## WHAT YOU SHOULD DO:
Using the records that follow, reproduce exactly the lines starting at the line containing "Give me the D3.js source for this chart." and ending at the line containing "const cx = d => x(d) + x.bandwidth() / 2;". Include both end lines and no pictures.

○ ○ ○ ○ ○ ○ ○

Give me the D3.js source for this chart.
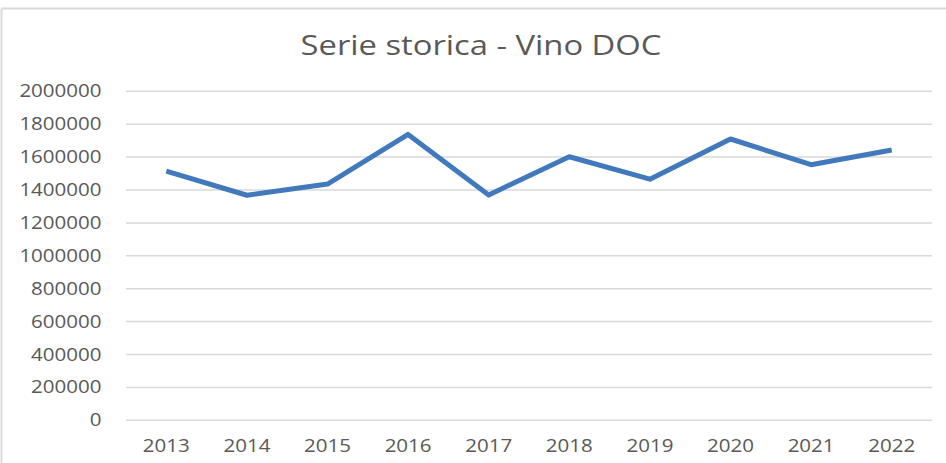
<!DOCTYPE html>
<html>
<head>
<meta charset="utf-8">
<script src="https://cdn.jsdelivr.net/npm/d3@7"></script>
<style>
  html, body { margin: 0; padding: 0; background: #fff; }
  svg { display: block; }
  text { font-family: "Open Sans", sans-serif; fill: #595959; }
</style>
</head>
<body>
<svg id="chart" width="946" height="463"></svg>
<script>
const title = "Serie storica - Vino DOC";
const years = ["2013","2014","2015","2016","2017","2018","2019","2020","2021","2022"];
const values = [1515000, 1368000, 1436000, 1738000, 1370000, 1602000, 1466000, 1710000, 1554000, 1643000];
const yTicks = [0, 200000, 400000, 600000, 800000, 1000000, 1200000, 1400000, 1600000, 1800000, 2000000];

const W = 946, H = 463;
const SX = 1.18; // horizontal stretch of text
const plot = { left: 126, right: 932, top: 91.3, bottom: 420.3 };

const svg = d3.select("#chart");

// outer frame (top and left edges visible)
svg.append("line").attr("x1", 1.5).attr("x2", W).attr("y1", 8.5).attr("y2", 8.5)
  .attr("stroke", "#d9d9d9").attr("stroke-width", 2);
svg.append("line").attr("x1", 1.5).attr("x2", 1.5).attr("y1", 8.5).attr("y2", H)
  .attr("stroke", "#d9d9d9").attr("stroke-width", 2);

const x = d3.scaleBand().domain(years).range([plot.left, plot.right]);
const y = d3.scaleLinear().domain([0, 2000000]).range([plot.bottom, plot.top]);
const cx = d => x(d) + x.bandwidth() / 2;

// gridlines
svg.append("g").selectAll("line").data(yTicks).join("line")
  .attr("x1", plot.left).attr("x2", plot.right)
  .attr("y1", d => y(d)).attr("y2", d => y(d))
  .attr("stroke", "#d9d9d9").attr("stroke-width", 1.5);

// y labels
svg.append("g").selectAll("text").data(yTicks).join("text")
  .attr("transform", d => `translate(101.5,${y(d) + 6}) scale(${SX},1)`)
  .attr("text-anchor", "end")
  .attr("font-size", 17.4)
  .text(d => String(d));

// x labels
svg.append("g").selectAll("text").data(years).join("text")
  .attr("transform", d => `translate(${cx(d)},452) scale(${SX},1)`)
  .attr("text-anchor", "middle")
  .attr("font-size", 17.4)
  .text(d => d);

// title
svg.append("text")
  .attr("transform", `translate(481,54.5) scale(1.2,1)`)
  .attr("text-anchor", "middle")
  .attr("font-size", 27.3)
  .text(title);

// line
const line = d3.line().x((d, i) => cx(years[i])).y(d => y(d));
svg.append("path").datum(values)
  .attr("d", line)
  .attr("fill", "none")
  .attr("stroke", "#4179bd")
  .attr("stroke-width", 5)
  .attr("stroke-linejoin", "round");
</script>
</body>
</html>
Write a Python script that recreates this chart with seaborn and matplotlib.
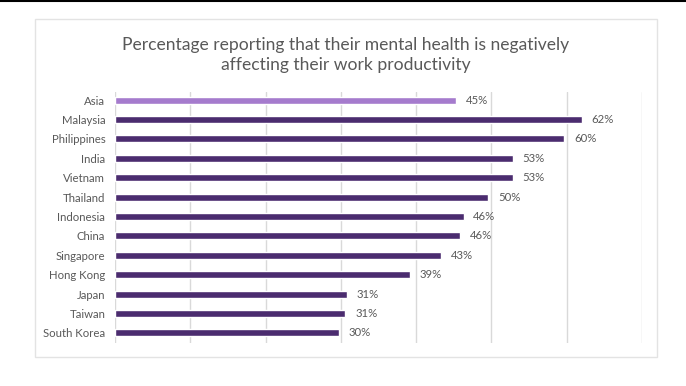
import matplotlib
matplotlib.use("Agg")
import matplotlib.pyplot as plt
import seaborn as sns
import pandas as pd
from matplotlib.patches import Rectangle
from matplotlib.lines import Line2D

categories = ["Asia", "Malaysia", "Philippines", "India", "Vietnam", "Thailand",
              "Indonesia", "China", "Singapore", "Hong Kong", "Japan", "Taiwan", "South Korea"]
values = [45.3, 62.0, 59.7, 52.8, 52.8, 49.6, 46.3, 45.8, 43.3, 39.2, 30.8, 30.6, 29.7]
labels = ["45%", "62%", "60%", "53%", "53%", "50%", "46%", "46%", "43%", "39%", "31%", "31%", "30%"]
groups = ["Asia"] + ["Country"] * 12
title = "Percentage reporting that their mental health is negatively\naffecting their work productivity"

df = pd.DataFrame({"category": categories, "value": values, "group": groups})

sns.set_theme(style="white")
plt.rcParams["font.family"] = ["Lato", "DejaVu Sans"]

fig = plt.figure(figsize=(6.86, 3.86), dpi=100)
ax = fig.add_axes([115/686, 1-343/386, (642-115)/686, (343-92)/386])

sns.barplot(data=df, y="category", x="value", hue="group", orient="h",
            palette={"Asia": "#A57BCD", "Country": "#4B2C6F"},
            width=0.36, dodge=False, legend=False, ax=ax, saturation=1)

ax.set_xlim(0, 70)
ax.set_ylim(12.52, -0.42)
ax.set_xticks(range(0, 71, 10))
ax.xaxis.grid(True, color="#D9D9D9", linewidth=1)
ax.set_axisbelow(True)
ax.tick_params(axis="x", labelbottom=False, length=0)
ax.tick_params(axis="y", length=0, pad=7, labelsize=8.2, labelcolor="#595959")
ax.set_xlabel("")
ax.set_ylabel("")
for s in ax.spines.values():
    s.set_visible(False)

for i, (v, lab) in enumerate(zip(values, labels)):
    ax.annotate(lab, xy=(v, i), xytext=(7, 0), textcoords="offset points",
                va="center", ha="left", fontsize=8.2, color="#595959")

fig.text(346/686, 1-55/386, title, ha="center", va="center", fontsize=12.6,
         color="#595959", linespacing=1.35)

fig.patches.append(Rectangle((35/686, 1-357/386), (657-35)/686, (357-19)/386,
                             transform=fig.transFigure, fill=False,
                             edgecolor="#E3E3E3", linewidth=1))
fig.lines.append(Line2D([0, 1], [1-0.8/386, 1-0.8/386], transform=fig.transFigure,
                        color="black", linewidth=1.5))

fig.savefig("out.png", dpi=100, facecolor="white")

○ ○ ○ ○ ○ ○ ○

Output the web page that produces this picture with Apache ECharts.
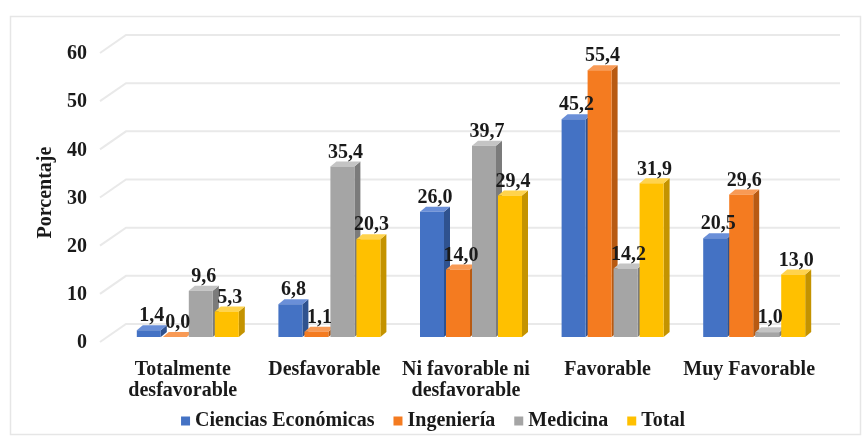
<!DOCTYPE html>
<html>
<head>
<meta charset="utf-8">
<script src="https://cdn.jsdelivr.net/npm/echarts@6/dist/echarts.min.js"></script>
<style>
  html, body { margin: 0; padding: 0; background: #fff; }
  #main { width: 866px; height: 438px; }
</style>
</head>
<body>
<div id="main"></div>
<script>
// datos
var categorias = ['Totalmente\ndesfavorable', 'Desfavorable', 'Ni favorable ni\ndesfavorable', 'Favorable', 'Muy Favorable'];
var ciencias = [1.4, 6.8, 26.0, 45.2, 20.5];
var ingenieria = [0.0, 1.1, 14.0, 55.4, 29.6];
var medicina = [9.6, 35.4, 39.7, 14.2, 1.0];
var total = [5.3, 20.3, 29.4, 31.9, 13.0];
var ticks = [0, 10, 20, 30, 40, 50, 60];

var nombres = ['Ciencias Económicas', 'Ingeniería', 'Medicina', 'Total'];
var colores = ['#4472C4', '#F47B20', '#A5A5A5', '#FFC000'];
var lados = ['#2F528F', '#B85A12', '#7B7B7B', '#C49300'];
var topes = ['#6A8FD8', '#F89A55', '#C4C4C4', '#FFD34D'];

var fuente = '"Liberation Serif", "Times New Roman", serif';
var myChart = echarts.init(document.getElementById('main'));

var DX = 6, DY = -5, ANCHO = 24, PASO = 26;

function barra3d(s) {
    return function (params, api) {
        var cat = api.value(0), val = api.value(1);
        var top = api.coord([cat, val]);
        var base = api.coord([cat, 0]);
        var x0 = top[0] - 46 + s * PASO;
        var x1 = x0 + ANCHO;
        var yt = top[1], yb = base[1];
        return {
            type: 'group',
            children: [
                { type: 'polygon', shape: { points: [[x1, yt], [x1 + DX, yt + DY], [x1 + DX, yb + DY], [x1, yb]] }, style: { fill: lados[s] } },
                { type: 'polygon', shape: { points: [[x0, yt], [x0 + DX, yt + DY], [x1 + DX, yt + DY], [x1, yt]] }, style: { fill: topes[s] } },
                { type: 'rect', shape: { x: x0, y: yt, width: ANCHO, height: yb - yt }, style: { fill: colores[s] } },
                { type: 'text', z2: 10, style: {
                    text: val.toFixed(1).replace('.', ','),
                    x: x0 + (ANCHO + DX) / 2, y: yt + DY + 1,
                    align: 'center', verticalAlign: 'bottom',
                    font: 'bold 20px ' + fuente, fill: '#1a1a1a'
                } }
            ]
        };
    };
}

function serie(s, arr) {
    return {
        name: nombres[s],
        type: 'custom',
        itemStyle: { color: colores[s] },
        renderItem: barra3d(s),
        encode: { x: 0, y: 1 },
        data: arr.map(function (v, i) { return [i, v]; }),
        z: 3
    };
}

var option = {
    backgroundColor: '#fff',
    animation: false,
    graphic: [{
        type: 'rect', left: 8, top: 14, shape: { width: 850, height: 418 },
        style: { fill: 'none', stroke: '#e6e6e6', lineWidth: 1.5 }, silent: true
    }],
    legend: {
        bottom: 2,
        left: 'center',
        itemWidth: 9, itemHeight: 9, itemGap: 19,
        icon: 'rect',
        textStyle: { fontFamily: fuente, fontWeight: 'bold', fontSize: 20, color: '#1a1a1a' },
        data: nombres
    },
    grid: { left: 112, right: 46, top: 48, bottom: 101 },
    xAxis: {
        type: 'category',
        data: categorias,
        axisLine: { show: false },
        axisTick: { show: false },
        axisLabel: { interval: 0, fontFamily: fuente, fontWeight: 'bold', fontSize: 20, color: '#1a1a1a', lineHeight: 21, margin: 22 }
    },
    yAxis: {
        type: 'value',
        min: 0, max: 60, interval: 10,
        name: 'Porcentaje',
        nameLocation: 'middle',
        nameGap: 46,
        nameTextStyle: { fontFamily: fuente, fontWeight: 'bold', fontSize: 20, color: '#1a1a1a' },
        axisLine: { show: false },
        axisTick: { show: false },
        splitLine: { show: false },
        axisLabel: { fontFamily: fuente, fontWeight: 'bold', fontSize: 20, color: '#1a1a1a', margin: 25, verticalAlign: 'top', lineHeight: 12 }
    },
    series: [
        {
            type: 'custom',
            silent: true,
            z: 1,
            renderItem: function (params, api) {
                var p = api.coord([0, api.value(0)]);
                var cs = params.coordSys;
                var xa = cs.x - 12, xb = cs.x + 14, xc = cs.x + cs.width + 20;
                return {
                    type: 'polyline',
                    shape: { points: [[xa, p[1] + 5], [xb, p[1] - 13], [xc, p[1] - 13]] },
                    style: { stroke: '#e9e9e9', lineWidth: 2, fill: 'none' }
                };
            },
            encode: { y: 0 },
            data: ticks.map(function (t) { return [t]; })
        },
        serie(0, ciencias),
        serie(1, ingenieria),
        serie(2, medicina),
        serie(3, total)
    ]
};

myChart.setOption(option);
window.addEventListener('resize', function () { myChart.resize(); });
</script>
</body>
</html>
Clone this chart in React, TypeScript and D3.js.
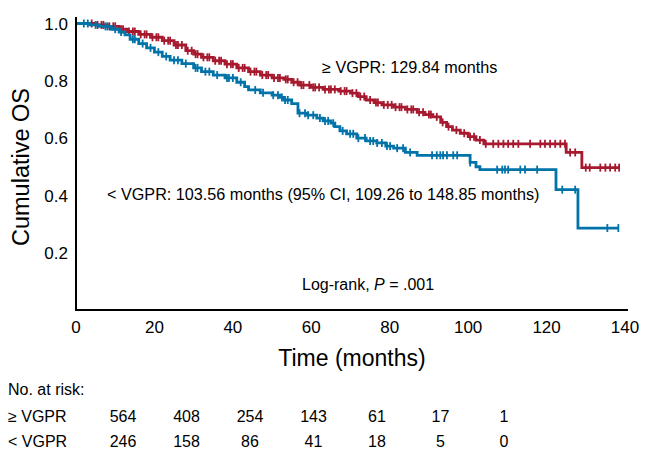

○ ○ ○ ○ ○ ○ ○

## RESPONSE TO THIS TASK:
Give me the D3.js source for this chart.
<!DOCTYPE html>
<html>
<head>
<meta charset="utf-8">
<script src="https://cdn.jsdelivr.net/npm/d3@7"></script>
<style>
  html, body { margin: 0; padding: 0; background: #fff; }
  svg { display: block; }
  text { font-family: "Open Sans", sans-serif; fill: #595959; }
</style>
</head>
<body>
<svg id="chart" width="946" height="463"></svg>
<script>
const title = "Serie storica - Vino DOC";
const years = ["2013","2014","2015","2016","2017","2018","2019","2020","2021","2022"];
const values = [1515000, 1368000, 1436000, 1738000, 1370000, 1602000, 1466000, 1710000, 1554000, 1643000];
const yTicks = [0, 200000, 400000, 600000, 800000, 1000000, 1200000, 1400000, 1600000, 1800000, 2000000];

const W = 946, H = 463;
const SX = 1.18; // horizontal stretch of text
const plot = { left: 126, right: 932, top: 91.3, bottom: 420.3 };

const svg = d3.select("#chart");

// outer frame (top and left edges visible)
svg.append("line").attr("x1", 1.5).attr("x2", W).attr("y1", 8.5).attr("y2", 8.5)
  .attr("stroke", "#d9d9d9").attr("stroke-width", 2);
svg.append("line").attr("x1", 1.5).attr("x2", 1.5).attr("y1", 8.5).attr("y2", H)
  .attr("stroke", "#d9d9d9").attr("stroke-width", 2);

const x = d3.scaleBand().domain(years).range([plot.left, plot.right]);
const y = d3.scaleLinear().domain([0, 2000000]).range([plot.bottom, plot.top]);
const cx = d => x(d) + x.bandwidth() / 2;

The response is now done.